For instance, having issued three sustainable bonds, culminating with a USD1 billion debt raising in 2019, American coffee chain Starbucks has created a template for other companies to follow. Its aims of shifting the sourcing of its coffee beans to sustainable producers and making its retail operations greener attracted widespread investor support.3 The company, in turn, became an information resource for other firms seeking to raise green finance. 

A voluntary industry code determines what qualifies as a green bond, which is verified by an approved party certified by the Climate Bonds Standard and Certification Scheme. This, in turn, is reinforced by a second opinion from independent external agencies, such as Sustainalytics, that review the greenness of the bond.

Finally, government agencies have been getting involved. The European Union has led the way in December 2019 by establishing rules governing which financial products qualify as “green” or “sustainable”. These rules require firms to fully disclose what proportion of their investments is environmentally friendly or sustainable. A mere 17 per cent of the market value of the green bonds held in the MSCI Green Bond Index would meet the requirements of EU Green Bond Standard (EU GBS)

But quantifying what are often qualitative aspects of operations is a challenge and the field is still new. Agencies that rate companies on environmental, social and governance criteria can provide wildly differing assessments, depending on the weights they give to various factors, such as industry, operating region and management intentions.

Given all the complexities involved, investors need to take a careful, analytical approach.
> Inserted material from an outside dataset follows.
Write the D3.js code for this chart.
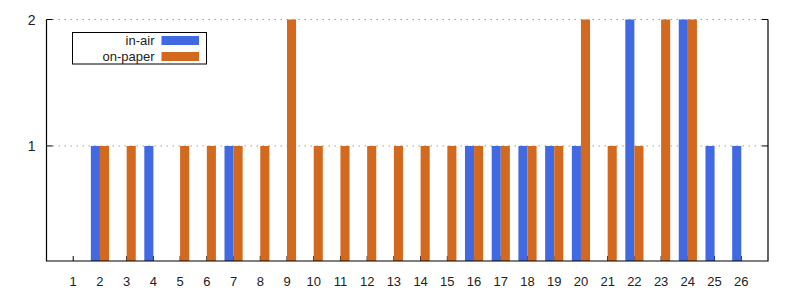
<!DOCTYPE html>
<html>
<head>
<meta charset="utf-8">
<script src="https://cdn.jsdelivr.net/npm/d3@7"></script>
<style>
  body { margin: 0; background: #fff; }
  svg text { font-family: "Liberation Sans", Arial, sans-serif; font-size: 13px; fill: #222; }
</style>
</head>
<body>
<div id="chart"></div>
<script>
// categories and series
const categories = d3.range(1, 27);
const inAir    = [0,1,0,1,0,0,1,0,0,0,0,0,0,0,0,1,1,1,1,1,0,2,0,2,1,1];
const onPaper  = [0,1,1,0,1,1,1,1,2,1,1,1,1,1,1,1,1,1,1,2,1,1,2,2,0,0];
const yTicks   = [1, 2];
const seriesNames  = ["in-air", "on-paper"];
const seriesColors = ["#4169e1", "#d2691e"];

const width = 800, height = 300;
const margin = {top: 19.5, right: 32, bottom: 39, left: 46.5};

let svg = d3.select("#chart").append("svg")
  .attr("width", width)
  .attr("height", height);

let x = d3.scaleLinear()
  .domain([0, 27])
  .range([margin.left, width - margin.right]);

let y = d3.scaleLinear()
  .domain([0.09, 2])
  .range([height - margin.bottom, margin.top]);

let barW = x(0.34) - x(0);

// grid lines
svg.append("g")
  .selectAll("line")
  .data(yTicks)
  .enter()
  .append("line")
  .attr("x1", x(0) + 6)
  .attr("x2", x(27) - 6)
  .attr("y1", d => y(d))
  .attr("y2", d => y(d))
  .attr("stroke", "#a0a0a0")
  .attr("stroke-width", 1)
  .attr("stroke-dasharray", "1.5,4.5");

// bars
let series = [inAir, onPaper];
let clip = svg.append("clipPath").attr("id", "plot")
  .append("rect")
  .attr("x", x(0)).attr("y", y(2) - 1)
  .attr("width", x(27) - x(0)).attr("height", y(0.09) - y(2) + 1);

let bars = svg.append("g").attr("clip-path", "url(#plot)");
series.forEach((vals, s) => {
  bars.selectAll(".bar" + s)
    .data(categories.map((c, i) => ({c: c, v: vals[i]})).filter(d => d.v > 0))
    .enter()
    .append("rect")
    .attr("class", "bar" + s)
    .attr("x", d => x(d.c) + (s === 0 ? -barW : 0))
    .attr("width", barW)
    .attr("y", d => y(d.v))
    .attr("height", d => y(0.09) - y(d.v))
    .attr("fill", seriesColors[s]);
});

// x ticks (inward, drawn under the bars like gnuplot does)
svg.insert("g", "g")
  .selectAll("line")
  .data(categories)
  .enter()
  .append("line")
  .attr("x1", d => x(d)).attr("x2", d => x(d))
  .attr("y1", y(0.09)).attr("y2", y(0.09) - 5)
  .attr("stroke", "#000");

// x labels
svg.append("g")
  .selectAll("text")
  .data(categories)
  .enter()
  .append("text")
  .attr("x", d => x(d))
  .attr("y", height - margin.bottom + 25)
  .attr("text-anchor", "middle")
  .text(d => d);

// y ticks, both sides inward
let yt = svg.append("g");
yTicks.forEach(t => {
  yt.append("line")
    .attr("x1", x(0)).attr("x2", x(0) + 6)
    .attr("y1", y(t)).attr("y2", y(t))
    .attr("stroke", "#000");
  yt.append("line")
    .attr("x1", x(27)).attr("x2", x(27) - 6)
    .attr("y1", y(t)).attr("y2", y(t))
    .attr("stroke", "#000");
  yt.append("text")
    .attr("x", x(0) - 11)
    .attr("y", y(t) + 5)
    .attr("text-anchor", "end")
    .style("font-size", "14px")
    .text(t);
});

// border: left, bottom, right
svg.append("path")
  .attr("d", `M${x(0)},${y(2)}V${y(0.09)}H${x(27)}V${y(2)}`)
  .attr("fill", "none")
  .attr("stroke", "#000")
  .attr("stroke-width", 1.2);

// legend
let legend = svg.append("g");
legend.append("rect")
  .attr("x", 72.5).attr("y", 32.5)
  .attr("width", 134).attr("height", 31.5)
  .attr("fill", "#fff")
  .attr("stroke", "#000");

seriesNames.forEach((name, i) => {
  let cy = 40.5 + i * 16;
  legend.append("text")
    .attr("x", 154.5)
    .attr("y", cy + 4.5)
    .attr("text-anchor", "end")
    .text(name);
  legend.append("rect")
    .attr("x", 161.5).attr("y", cy - 4.5)
    .attr("width", 37.5).attr("height", 9)
    .attr("fill", seriesColors[i]);
});
</script>
</body>
</html>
Some green bonds are greener than others. Some ordinary corporate bonds issued by green companies will be greener than green bonds. And sometimes, ordinary debt finance raised by companies in dirty industries will be put towards environmentally worthy investments – especially when the firm is looking to fundamentally change the nature of its operations. Balancing environmental credentials with social factors demands taking a broad view of the market. No single green bond should be assessed in isolation of the issuing company’s overall strategy towards a greener more sustainable business model.